In software-circles, when a computer system becomes inoperable due to a software update gone bad it is as being Bricked—your fancy electronic device is about as useful as a brick. Quite apt in the case. Normally, if an update fails, your computer might abruptly restart, or the software simply fails. In this case, the software that failed was classed as critical to the operations of the system. Meaning that when it failed, it forced the entire system to fail. Now you have a brick that refuses to do anything other than sit there.
Fortunately, a fix to this problem was quickly circulated to allow these bricked systems to be revived. The problem with the fix was that it required physical access to every computer so they could be placed into a special recovery mode to allow the offending files to be removed. The process was fairly quick and simple, even for novice users. It’s just the scale of the problem that made full recovery daunting.
Why Did this Happen?
Now the dust is settling, we are starting to understand how and why this happened. A bug residing in a complex piece of software was activated by a software update.

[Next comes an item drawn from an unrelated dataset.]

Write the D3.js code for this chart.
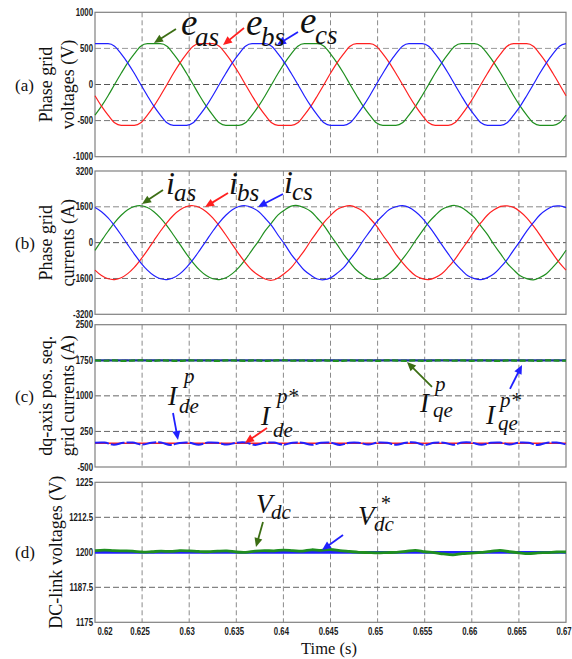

Developing software is hard.
Firstly, the software developed by CrowdStrike is very complex requires a team of software developers to co-ordinate their efforts to create. It is also developed using a very powerful software language, C++, that allows you control and manipulate a computer system very precisely. This is important for software that needs to operate at a very low-level. You just need to be very careful as this software language doesn’t include many protections.
With great power comes great responsibility.
Secondly, cybersecurity software needs to operate at a low-level within an operating system to be able to detect and block the nasty stuff hackers and threat-actors try to do. You also don’t want this stuff to be tampered with so that it stops working. There is some discussion in the cybersecurity development circles as to why such a system needs to operate at such a privileged layer—the kernel—to achieve their specific operational goals. Yet, that is quite common for cybersecurity products.
Sorry Dave, I’m afraid I can’t do that.
Lastly, the bug that was triggered has being lying dormant with the CrowdStrike Falcon Sensor for many months, but never actually used until last week. The update published turned this problematic code on for the first time. The code had been created to detect a new type of malware threat. Unfortunately, one part of that code tried to access a piece of memory that does not exist. A null pointer error was triggered. And because this software is marked as required by Windows, it killed the system and then stopped it from starting again.
Didn’t They Test It?
If you are thinking that this seems like a silly bug that a little bit of testing should have caught, you would be right. The failure here does point to an issue with CrowdStrike’s Quality Assurance (QA) processes. The thing is, that modern software development is complex and relies on automated testing systems. Initial analysis by CrowdStrike indicates that this particular module was reporting a pass during testing, when it should have failed.
The update deployed was a simple content update and not new code. Because of this, it would have been deemed low-risk and not undergone rigorous testing. After all, the software itself (the code thing that could and did fail) was already running on millions of Windows systems world-wide without issue, it was deemed safe. What could possibly go wrong?
What Can We Learn From This?
We can learn many things.
- Our digital world is incredibly complex and fragile. A single mistake can have wide-ranging and potentially catastrophic effects.
- Quality assurance is not optional. Test everything and make sure it works BEFORE you send it out into the world!
- Even if we don’t make a mistake, someone else might and that could cause our systems and business to fail. We need to ask our partners and suppliers how they are mitigating failure.